What really made an impression on me was Daniel Ricciardo’s post-race comments. At one stage he was running quickly enough to set the race’s fastest lap on three occasions, but he said that each time the level of grip would drop so much on the very next lap that he almost spun.
It’s an artificial situation, of course, and as a purist it irks me.
I’d love to see drivers racing hard on tyres that can take it. But when it throws up unexpected race results, perhaps we should be grateful.
5. Reasons to be cheerful at McLaren
A lot of work went into the McLaren MCL33 that appeared in Barcelona. It is the car with which the team should have started the season – but, better late than never, as they say.
Fernando Alonso liked it in practice and qualifying and looked good at times, especially when he put it eighth on the grid right at the leading edge of the midfield battle. He got through to Q3 using supersofts, however, whereas Kevin Magnussen, Carlos Sainz and Romain Grosjean all did their fastest Q2 times on softs. That should have benefited the Spaniard in the opening laps, but he didn’t get a great start and had to go round the outside of the rotating Grosjean, which cost him whatever advantage his tyre choice might have conferred.
Thereafter in the race he couldn’t find the way past Charles Leclerc’s Ferrari-engined Sauber until the 42nd lap, which backed up Max Verstappen’s assertion that Red Bull need more power from their Renault motors. That might come by Canada.
Overall, given the expectations raised by the qualifying performance, eighth place was disappointing. But the Woking team definitely took a step forward, and Monaco should favour them more. If Renault decides to liberate the extra 15 bhp that they have been keeping up their sleeve in the interests of reliability, Canada might give us a truer indication of how much ground remains to be made up on the Big Three.
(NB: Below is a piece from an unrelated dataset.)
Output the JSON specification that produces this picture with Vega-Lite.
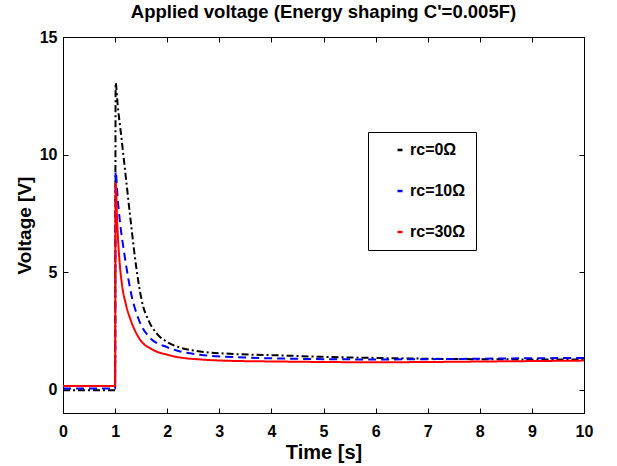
{
  "$schema": "https://vega.github.io/schema/vega-lite/v6.json",
  "width": 521,
  "height": 376,
  "autosize": {"type": "none"},
  "padding": {"left": 63, "top": 37, "right": 33, "bottom": 53},
  "background": "white",
  "title": {"text": "Applied voltage (Energy shaping C'=0.005F)", "font": "Liberation Sans", "fontSize": 18.5, "fontWeight": "bold", "color": "black", "offset": 8},
  "config": {
    "view": {"stroke": "black", "strokeWidth": 1},
    "axis": {"labelFont": "Liberation Sans", "labelFontSize": 16, "labelFontWeight": "bold", "labelColor": "black", "labelFlush": false, "titleFont": "Liberation Sans", "titleFontSize": 19, "titleFontWeight": "bold", "titleColor": "black", "domainColor": "black", "tickColor": "black", "tickSize": -5, "tickWidth": 1, "grid": false}
  },
  "data": {"values": [
    {"t": 0, "v": -0.03, "s": "rc=0Ω"},
    {"t": 1.0, "v": -0.03, "s": "rc=0Ω"},
    {"t": 1.01, "v": 13.05, "s": "rc=0Ω"},
    {"t": 1.05, "v": 12.1, "s": "rc=0Ω"},
    {"t": 1.13, "v": 10.55, "s": "rc=0Ω"},
    {"t": 1.22, "v": 8.75, "s": "rc=0Ω"},
    {"t": 1.3, "v": 7.15, "s": "rc=0Ω"},
    {"t": 1.4, "v": 5.3, "s": "rc=0Ω"},
    {"t": 1.51, "v": 3.8, "s": "rc=0Ω"},
    {"t": 1.65, "v": 2.9, "s": "rc=0Ω"},
    {"t": 1.8, "v": 2.38, "s": "rc=0Ω"},
    {"t": 2.0, "v": 2.02, "s": "rc=0Ω"},
    {"t": 2.25, "v": 1.78, "s": "rc=0Ω"},
    {"t": 2.63, "v": 1.62, "s": "rc=0Ω"},
    {"t": 3.2, "v": 1.52, "s": "rc=0Ω"},
    {"t": 4.17, "v": 1.45, "s": "rc=0Ω"},
    {"t": 5.0, "v": 1.39, "s": "rc=0Ω"},
    {"t": 6.08, "v": 1.34, "s": "rc=0Ω"},
    {"t": 7.0, "v": 1.31, "s": "rc=0Ω"},
    {"t": 8.0, "v": 1.29, "s": "rc=0Ω"},
    {"t": 9.0, "v": 1.28, "s": "rc=0Ω"},
    {"t": 10.0, "v": 1.28, "s": "rc=0Ω"},
    {"t": 0, "v": 0.04, "s": "rc=10Ω"},
    {"t": 1.0, "v": 0.04, "s": "rc=10Ω"},
    {"t": 1.01, "v": 9.28, "s": "rc=10Ω"},
    {"t": 1.05, "v": 8.1, "s": "rc=10Ω"},
    {"t": 1.09, "v": 7.2, "s": "rc=10Ω"},
    {"t": 1.19, "v": 5.59, "s": "rc=10Ω"},
    {"t": 1.32, "v": 3.96, "s": "rc=10Ω"},
    {"t": 1.45, "v": 3.0, "s": "rc=10Ω"},
    {"t": 1.67, "v": 2.2, "s": "rc=10Ω"},
    {"t": 2.0, "v": 1.8, "s": "rc=10Ω"},
    {"t": 2.25, "v": 1.62, "s": "rc=10Ω"},
    {"t": 2.63, "v": 1.48, "s": "rc=10Ω"},
    {"t": 3.5, "v": 1.36, "s": "rc=10Ω"},
    {"t": 4.17, "v": 1.32, "s": "rc=10Ω"},
    {"t": 5.0, "v": 1.29, "s": "rc=10Ω"},
    {"t": 6.08, "v": 1.28, "s": "rc=10Ω"},
    {"t": 7.0, "v": 1.29, "s": "rc=10Ω"},
    {"t": 8.0, "v": 1.31, "s": "rc=10Ω"},
    {"t": 9.0, "v": 1.33, "s": "rc=10Ω"},
    {"t": 10.0, "v": 1.34, "s": "rc=10Ω"},
    {"t": 0, "v": 0.15, "s": "rc=30Ω"},
    {"t": 1.0, "v": 0.15, "s": "rc=30Ω"},
    {"t": 1.01, "v": 8.78, "s": "rc=30Ω"},
    {"t": 1.04, "v": 7.1, "s": "rc=30Ω"},
    {"t": 1.08, "v": 5.6, "s": "rc=30Ω"},
    {"t": 1.13, "v": 4.5, "s": "rc=30Ω"},
    {"t": 1.21, "v": 3.6, "s": "rc=30Ω"},
    {"t": 1.3, "v": 2.95, "s": "rc=30Ω"},
    {"t": 1.48, "v": 2.12, "s": "rc=30Ω"},
    {"t": 1.7, "v": 1.72, "s": "rc=30Ω"},
    {"t": 2.0, "v": 1.48, "s": "rc=30Ω"},
    {"t": 2.25, "v": 1.36, "s": "rc=30Ω"},
    {"t": 2.63, "v": 1.28, "s": "rc=30Ω"},
    {"t": 3.2, "v": 1.22, "s": "rc=30Ω"},
    {"t": 4.17, "v": 1.19, "s": "rc=30Ω"},
    {"t": 5.0, "v": 1.17, "s": "rc=30Ω"},
    {"t": 6.0, "v": 1.16, "s": "rc=30Ω"},
    {"t": 7.0, "v": 1.17, "s": "rc=30Ω"},
    {"t": 8.0, "v": 1.19, "s": "rc=30Ω"},
    {"t": 9.0, "v": 1.21, "s": "rc=30Ω"},
    {"t": 10.0, "v": 1.23, "s": "rc=30Ω"}
  ]},
  "layer": [
    {
      "mark": {"type": "line", "strokeWidth": 2, "clip": true, "interpolate": "monotone"},
      "encoding": {
        "x": {"field": "t", "type": "quantitative", "scale": {"domain": [0, 10], "nice": false}, "axis": {"title": "Time [s]", "titleFontSize": 20, "values": [0,1,2,3,4,5,6,7,8,9,10], "labelPadding": 15, "titlePadding": 3, "orient": "bottom"}},
        "y": {"field": "v", "type": "quantitative", "scale": {"domain": [-1, 15], "nice": false, "zero": false}, "axis": {"title": "Voltage [V]", "values": [0, 5, 10, 15], "labelPadding": 11, "titlePadding": 5, "orient": "left"}},
        "color": {"field": "s", "type": "nominal", "scale": {"domain": ["rc=0Ω", "rc=10Ω", "rc=30Ω"], "range": ["#000000", "#0000ff", "#ff0000"]},
          "legend": {"title": null, "orient": "none", "legendX": 305, "legendY": 95, "direction": "vertical", "fillColor": "white", "strokeColor": "black", "padding": 10, "symbolOffset": 14, "symbolType": "stroke", "symbolSize": 25, "symbolStrokeWidth": 2.5, "labelFont": "Liberation Sans", "labelFontSize": 16, "labelFontWeight": "bold", "labelColor": "black", "rowPadding": 25, "labelOffset": 2}},
        "strokeDash": {"field": "s", "type": "nominal", "scale": {"domain": ["rc=0Ω", "rc=10Ω", "rc=30Ω"], "range": [[7, 3, 2, 3], [8, 5], [1, 0]]}, "legend": null}
      }
    },
    {
      "mark": {"type": "line", "opacity": 0},
      "encoding": {
        "x": {"field": "t", "type": "quantitative", "axis": {"orient": "top", "labels": false, "title": null, "values": [0,1,2,3,4,5,6,7,8,9,10]}},
        "y": {"field": "v", "type": "quantitative", "axis": {"orient": "right", "labels": false, "title": null, "values": [0, 5, 10, 15]}}
      }
    }
  ],
  "resolve": {"axis": {"x": "independent", "y": "independent"}}
}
6. Leclerc continues to blossom
I’m really enjoying watching Charles Leclerc’s F1 career taking off.
It’s always fun when you ‘discover’ a young upcoming driver who is worth monitoring, and over the years there have been many, going as far back as the likes of Roger Williamson, Tom Pryce and Tony Brise in the Seventies. You start to follow them, and you enjoy seeing them fulfilling their potential. That’s one reason why I wrote my book The Lost Generation, because it hurt so much to see that potential go unfulfilled.
Charles didn’t have quite the start to his season some had expected, but I like the honest manner in which he took that on the chin, admitted that there were things he could have done better, and got things sorted.
His drive in Baku was excellent, and he did it again here, holding off Fernando Alonso for a long time with the same ease with which Max Verstappen held off Kimi Raikkonen here in 2016 – but only five races into his F1 career.
I can’t wait to watch him at home in Monaco next time out…
7. A welcome return
No, that familiar face at McLaren over the weekend was neither George Clooney nor Hugh Grant. Instead it was Martin Whitmarsh, the former boss of the team who hasn’t been in an F1 paddock since the Brazilian GP in 2012.
Always one of the more sensible members of the circus, he looked relaxed and happy as he expounded his views on the sport in his usual forthright and erudite manner. It was a social visit, but I’m sure I’m not the only one who would like to see his talents – and integrity - brought back to F1 from America’s Cup racing.
8. Time to ask the drivers?
Sebastian Vettel was in great form in the post-quallie presser, giving his candid views on a few issues. I thought he made an excellent point when speaking of how the aero rules have vacillated one way and then another over the years, and said he found it a “bit comical”.
“In 2009 we went, let’s go less aerodynamics and better racing. In fact, I think it didn’t change too much. Then we said the cars are too slow, let’s put more aerodynamics and make them wider, more spectacular.
“All the drivers’ feedback was thank you very much, spectacular, that’s what we would like. More challenging, you see us more exhausted after the race. And now we want to make them slower again. It’s a bit like cruising to America and changing direction 100 times.
“I think you should ask us what we need to overtake. I mean, we are drivers… Not to say that we know everything, we don’t anything about engineering the car, but we know how the cars feel, how to drive them.
“And their limitations to overtake. But we’re not really asked…”
Interesting comment, huh?
9. Miami? Bring it on - please!
It looks like a Miami GP could be a goer for 2019. That would be a blast, and though Lewis Hamilton wasn’t overly enamoured of the proposed track layout that has been doing the rounds, I liked the curving main straight which led to a hairpin and then a long return straight – it reminded me of Shoreline Drive at Long Beach (pictured below).
I’m told that a couple of railway lines might need to be circumnavigated – possibly being ‘filled in’ by day and reopened by night – but the prospect of a second race in the US has me salivating happily.
10. Old friend, wasted talent
Somebody clapped a pair of hands on my shoulders in the paddock on Friday, and I was delighted to turn and see former sportscar World Champion Neel Jani beaming happily.
We fell into conversation about the unfettered ‘Evo’ version of the Porsche 919 Hybrid LMP1 car with which he recently broke the unofficial lap record at Spa-Francorchamps circuit with a time of 1m 41.770s compared to Lewis Hamilton's 2017 F1 pole time of 1m 42.553s for the 4.352-mile track.
It featured revised aerodynamics and 720 bhp rather than 500 from its 2-litre V4 turbo, and he hit 223 mph on the Kemmel Straight. It was a whopping 12s faster than its pole position for the 2017 WEC race.
As he breathlessly described its awesome performance I was reminded once again that, together with Tonio Liuzzi, he was one of those talents lost to F1. But at least Tonio got his chance (and overtook one M. Schumacher twice on the first lap of his debut at Imola). I still feel it’s a massive waste that Neel never got his.